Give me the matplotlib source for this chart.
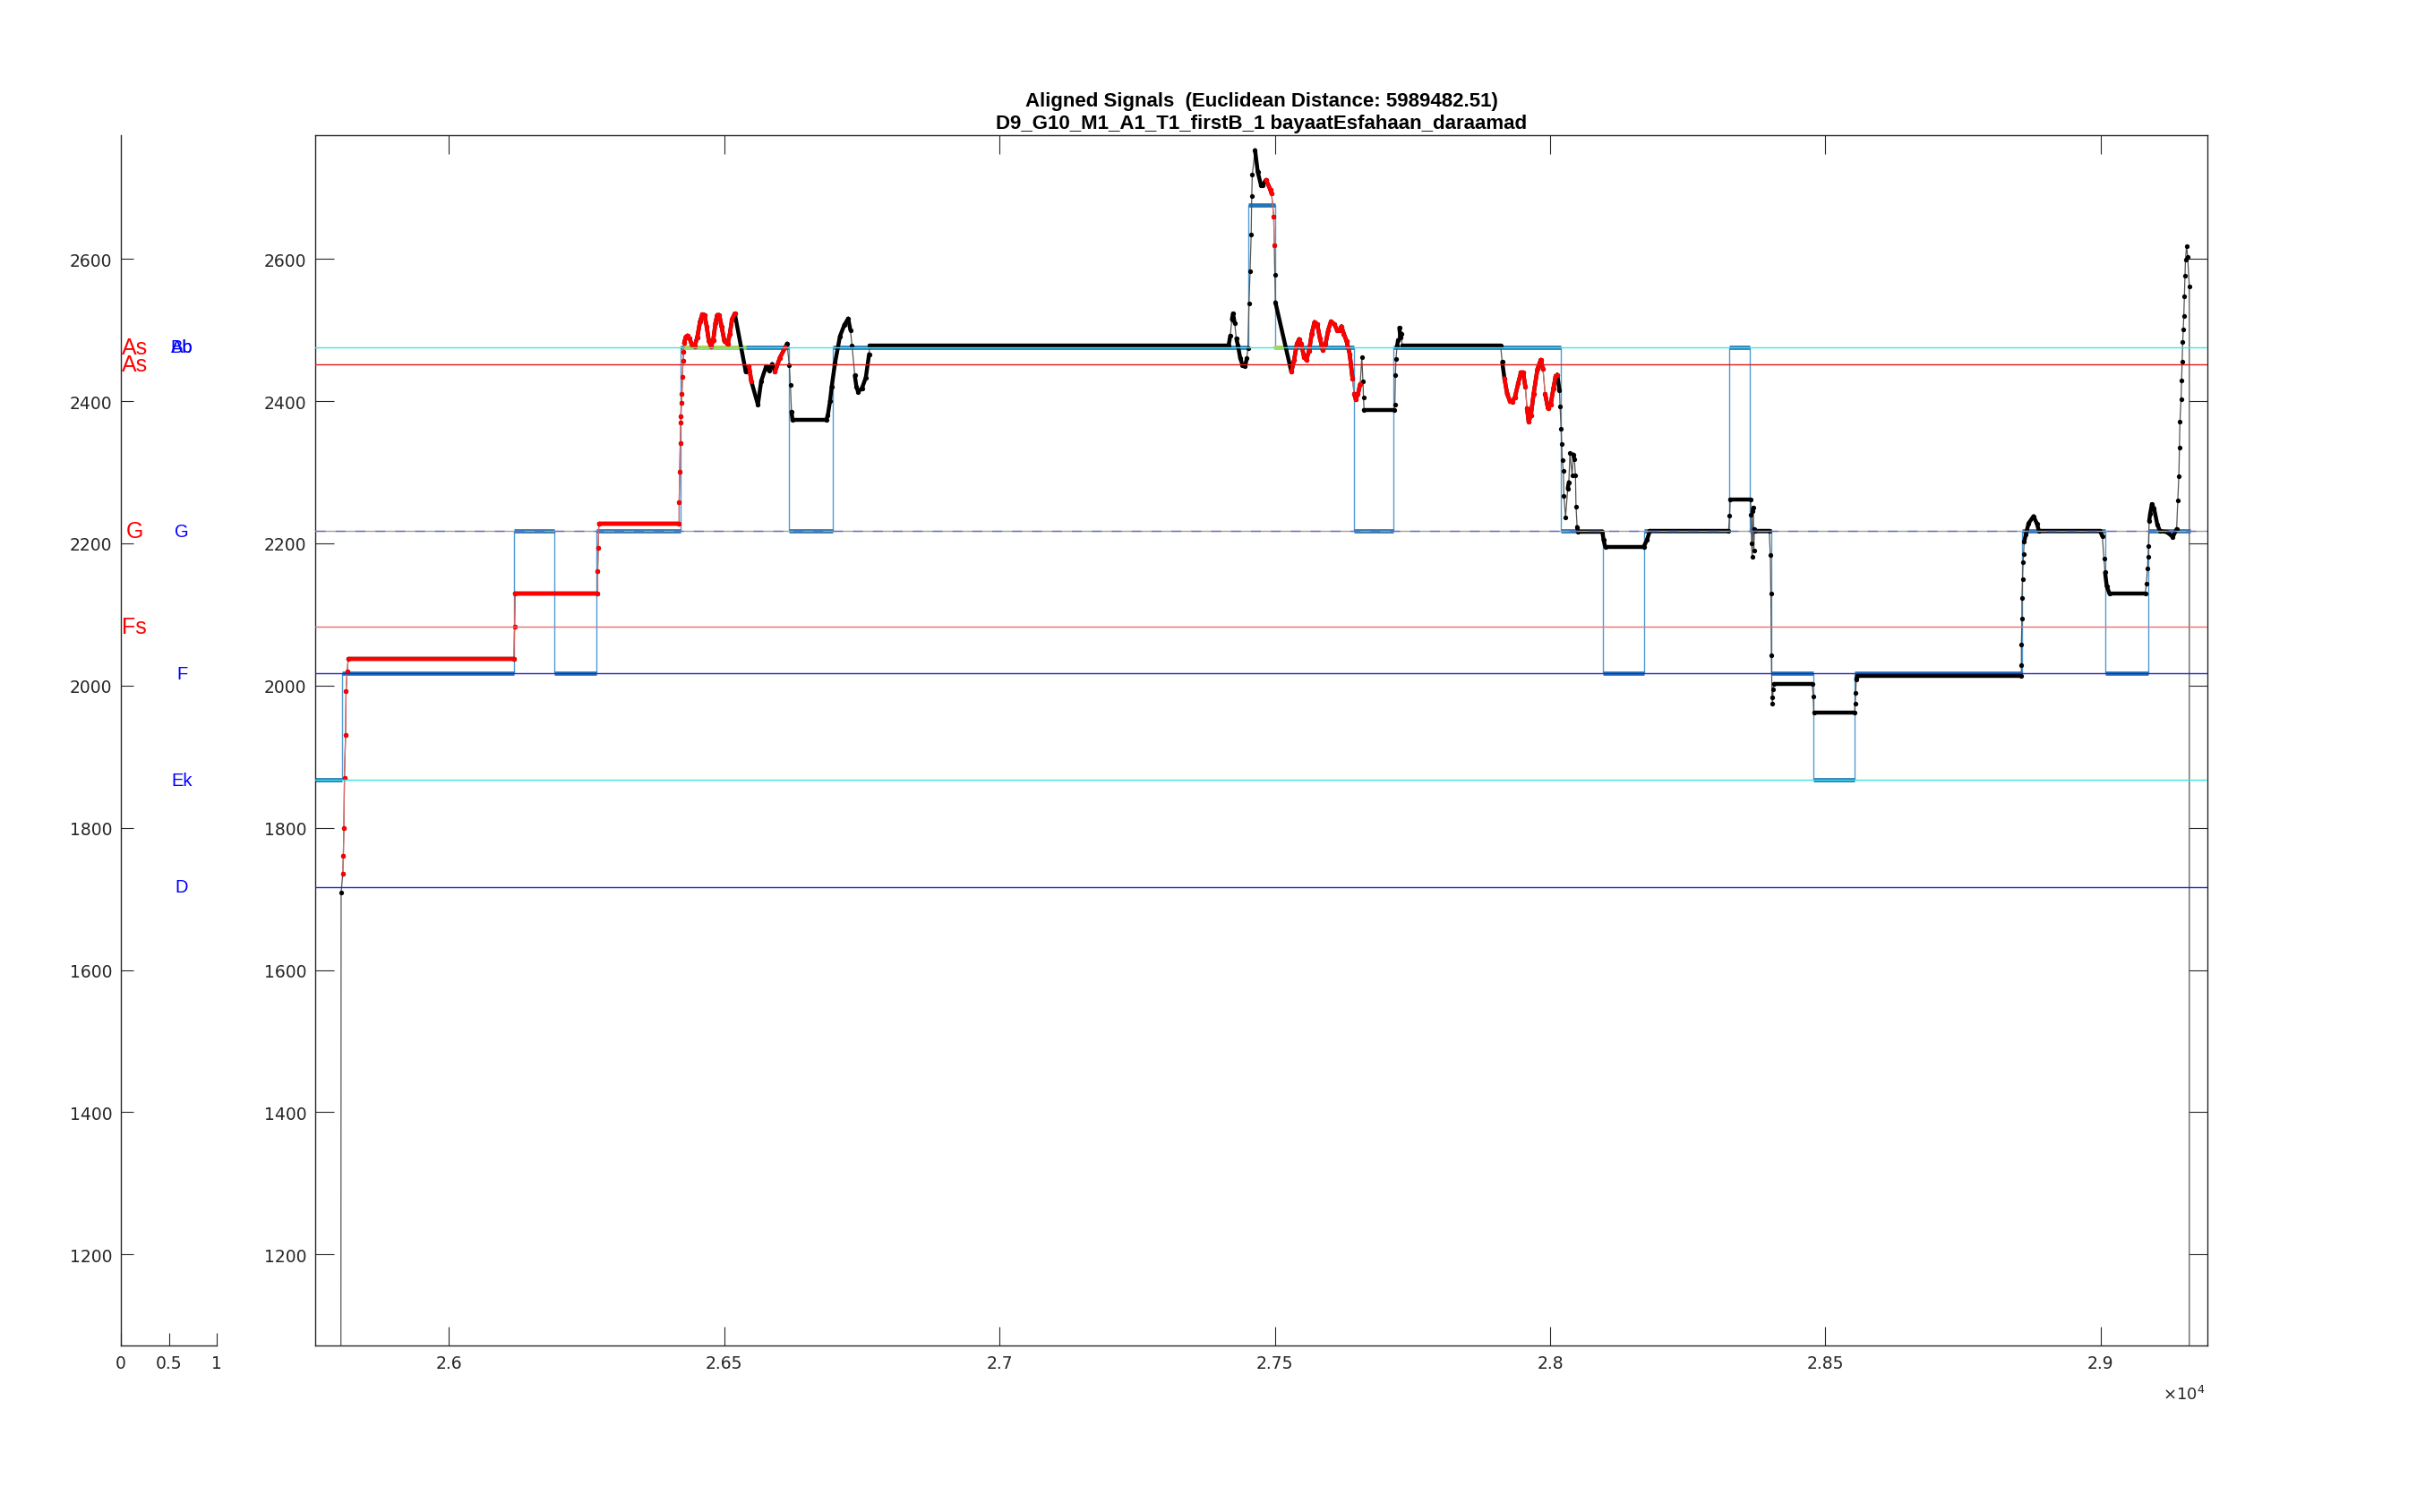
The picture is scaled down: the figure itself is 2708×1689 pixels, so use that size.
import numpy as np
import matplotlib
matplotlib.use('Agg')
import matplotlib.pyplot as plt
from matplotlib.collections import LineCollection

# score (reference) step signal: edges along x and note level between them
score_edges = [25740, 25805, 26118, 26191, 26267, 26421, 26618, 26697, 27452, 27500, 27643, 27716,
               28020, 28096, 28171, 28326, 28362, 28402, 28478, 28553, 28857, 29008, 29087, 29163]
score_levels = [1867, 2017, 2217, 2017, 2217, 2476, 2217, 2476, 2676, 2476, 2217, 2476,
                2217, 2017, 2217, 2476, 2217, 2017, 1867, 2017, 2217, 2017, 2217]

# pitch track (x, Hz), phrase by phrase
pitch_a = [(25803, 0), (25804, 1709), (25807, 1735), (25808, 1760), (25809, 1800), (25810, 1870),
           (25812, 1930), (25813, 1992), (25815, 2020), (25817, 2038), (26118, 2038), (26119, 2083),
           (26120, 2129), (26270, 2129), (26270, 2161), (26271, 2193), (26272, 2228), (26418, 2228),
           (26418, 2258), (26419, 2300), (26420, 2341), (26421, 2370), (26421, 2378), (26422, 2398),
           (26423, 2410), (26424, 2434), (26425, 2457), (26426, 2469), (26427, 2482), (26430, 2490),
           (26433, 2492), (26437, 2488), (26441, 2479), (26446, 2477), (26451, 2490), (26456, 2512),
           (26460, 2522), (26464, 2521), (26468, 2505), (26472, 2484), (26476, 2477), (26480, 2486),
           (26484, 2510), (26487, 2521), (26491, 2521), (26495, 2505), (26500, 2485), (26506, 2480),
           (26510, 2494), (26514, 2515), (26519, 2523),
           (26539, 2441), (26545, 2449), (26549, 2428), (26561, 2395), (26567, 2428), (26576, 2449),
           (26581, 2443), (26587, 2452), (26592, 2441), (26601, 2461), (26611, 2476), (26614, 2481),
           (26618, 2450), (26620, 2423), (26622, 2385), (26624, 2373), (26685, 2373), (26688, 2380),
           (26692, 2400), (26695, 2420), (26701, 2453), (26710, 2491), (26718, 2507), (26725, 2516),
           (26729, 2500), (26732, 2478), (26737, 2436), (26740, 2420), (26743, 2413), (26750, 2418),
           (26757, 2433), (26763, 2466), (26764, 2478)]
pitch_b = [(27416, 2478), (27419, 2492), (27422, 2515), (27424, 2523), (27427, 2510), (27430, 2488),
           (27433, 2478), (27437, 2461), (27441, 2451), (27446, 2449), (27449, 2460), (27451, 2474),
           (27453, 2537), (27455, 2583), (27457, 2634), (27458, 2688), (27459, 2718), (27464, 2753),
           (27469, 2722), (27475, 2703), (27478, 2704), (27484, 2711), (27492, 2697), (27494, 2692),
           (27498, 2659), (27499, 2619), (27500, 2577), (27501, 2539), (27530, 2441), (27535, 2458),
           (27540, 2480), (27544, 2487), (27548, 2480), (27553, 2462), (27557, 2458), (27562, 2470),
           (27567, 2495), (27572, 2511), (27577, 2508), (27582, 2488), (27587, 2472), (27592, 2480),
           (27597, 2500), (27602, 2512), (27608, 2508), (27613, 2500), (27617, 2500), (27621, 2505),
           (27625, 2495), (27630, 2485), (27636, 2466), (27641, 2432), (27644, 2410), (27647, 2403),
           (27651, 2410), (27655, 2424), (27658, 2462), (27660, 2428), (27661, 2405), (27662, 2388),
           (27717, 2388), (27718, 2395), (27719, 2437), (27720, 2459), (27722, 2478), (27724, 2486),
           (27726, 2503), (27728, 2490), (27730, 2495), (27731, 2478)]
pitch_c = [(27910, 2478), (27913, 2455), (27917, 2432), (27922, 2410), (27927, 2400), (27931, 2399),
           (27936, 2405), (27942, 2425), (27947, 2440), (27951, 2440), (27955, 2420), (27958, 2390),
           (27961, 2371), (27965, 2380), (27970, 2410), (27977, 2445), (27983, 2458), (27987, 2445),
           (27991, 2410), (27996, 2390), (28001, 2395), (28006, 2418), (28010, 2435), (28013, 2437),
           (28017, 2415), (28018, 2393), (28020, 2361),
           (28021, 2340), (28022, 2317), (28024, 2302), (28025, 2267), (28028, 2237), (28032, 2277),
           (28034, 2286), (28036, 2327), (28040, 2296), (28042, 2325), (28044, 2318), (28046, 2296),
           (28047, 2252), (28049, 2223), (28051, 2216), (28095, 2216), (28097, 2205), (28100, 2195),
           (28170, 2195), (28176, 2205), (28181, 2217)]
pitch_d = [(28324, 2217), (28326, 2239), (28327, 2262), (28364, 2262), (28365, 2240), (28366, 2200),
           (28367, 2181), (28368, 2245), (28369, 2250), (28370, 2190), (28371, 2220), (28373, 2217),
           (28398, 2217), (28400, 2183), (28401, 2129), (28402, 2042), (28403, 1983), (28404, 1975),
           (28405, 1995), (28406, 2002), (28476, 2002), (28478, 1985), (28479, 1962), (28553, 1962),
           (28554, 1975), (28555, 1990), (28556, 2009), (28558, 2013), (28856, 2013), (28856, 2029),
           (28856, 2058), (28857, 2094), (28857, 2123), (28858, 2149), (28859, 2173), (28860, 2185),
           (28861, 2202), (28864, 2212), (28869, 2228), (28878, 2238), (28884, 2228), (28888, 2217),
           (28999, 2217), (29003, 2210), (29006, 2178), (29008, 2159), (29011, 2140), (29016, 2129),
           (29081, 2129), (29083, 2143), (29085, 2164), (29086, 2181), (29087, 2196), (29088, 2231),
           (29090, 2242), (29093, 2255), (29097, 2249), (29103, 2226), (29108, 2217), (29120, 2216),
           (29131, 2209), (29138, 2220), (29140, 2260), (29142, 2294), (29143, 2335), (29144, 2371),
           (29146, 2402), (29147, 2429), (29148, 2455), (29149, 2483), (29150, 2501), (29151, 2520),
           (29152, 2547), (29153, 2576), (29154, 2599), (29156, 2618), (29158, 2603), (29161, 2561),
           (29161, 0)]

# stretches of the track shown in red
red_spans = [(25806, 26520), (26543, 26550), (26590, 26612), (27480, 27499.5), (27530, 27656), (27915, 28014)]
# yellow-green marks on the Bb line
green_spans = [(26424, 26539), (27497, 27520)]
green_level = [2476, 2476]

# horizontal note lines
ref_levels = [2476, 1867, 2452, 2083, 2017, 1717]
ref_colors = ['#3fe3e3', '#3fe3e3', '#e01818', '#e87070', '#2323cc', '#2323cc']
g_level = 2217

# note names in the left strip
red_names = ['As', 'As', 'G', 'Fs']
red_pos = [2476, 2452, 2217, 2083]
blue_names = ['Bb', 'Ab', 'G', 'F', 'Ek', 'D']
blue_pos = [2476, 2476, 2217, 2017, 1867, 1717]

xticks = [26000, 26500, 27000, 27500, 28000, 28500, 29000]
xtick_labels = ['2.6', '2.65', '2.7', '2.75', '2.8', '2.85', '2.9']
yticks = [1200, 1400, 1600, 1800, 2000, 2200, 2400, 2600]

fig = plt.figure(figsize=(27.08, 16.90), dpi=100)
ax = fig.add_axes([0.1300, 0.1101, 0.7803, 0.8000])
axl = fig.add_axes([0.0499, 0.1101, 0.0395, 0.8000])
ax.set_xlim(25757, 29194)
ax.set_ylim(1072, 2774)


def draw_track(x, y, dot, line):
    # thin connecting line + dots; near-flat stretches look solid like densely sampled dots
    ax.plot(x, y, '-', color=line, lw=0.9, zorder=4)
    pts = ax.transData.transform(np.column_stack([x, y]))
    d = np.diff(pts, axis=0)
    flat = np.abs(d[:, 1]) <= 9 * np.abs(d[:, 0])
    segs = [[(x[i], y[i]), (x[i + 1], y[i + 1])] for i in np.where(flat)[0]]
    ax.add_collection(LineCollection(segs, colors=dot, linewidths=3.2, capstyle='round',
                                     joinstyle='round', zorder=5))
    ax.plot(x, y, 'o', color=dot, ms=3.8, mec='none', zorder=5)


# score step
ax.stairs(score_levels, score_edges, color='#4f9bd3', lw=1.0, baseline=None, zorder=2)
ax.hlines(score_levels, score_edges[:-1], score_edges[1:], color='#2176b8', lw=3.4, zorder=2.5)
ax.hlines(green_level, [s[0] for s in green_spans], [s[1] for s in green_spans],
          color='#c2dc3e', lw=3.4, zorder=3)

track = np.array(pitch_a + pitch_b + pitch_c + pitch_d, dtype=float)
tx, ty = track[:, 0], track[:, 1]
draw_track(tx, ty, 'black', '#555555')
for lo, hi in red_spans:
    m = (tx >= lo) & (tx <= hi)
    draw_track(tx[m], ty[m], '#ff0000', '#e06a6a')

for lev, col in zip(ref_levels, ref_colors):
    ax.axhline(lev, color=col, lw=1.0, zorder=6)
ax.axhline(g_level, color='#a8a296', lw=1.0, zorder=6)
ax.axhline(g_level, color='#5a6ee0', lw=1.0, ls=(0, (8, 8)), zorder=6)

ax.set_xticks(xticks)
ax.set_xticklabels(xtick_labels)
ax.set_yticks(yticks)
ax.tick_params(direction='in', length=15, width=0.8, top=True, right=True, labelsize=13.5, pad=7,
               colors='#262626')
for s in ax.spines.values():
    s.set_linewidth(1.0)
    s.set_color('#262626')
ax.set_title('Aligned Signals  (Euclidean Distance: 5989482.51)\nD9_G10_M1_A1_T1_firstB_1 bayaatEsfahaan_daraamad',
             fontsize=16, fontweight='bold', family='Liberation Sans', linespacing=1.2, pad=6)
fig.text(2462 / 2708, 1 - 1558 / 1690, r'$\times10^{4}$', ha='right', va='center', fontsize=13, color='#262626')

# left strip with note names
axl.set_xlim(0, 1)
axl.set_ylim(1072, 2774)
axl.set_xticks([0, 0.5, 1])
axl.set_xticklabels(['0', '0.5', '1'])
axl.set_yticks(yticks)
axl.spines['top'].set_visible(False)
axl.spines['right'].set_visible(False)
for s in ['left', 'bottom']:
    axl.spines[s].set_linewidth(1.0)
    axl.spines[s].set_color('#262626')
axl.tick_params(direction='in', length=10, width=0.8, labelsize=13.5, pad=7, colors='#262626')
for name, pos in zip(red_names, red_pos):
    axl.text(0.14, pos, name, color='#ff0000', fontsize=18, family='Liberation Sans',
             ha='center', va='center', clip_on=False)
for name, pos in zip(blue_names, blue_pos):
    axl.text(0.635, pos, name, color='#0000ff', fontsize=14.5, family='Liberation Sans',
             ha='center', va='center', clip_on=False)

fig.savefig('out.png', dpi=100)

---*---

- TASK DIRECTIONS:
From the first line above down to the line with "from matplotlib.collections import", reproduce every line and no others, omitting pictures.

- PROBLEM SOLUTION:
Give me the matplotlib source for this chart.
The picture is scaled down: the figure itself is 2708×1689 pixels, so use that size.
import numpy as np
import matplotlib
matplotlib.use('Agg')
import matplotlib.pyplot as plt
from matplotlib.collections import LineCollection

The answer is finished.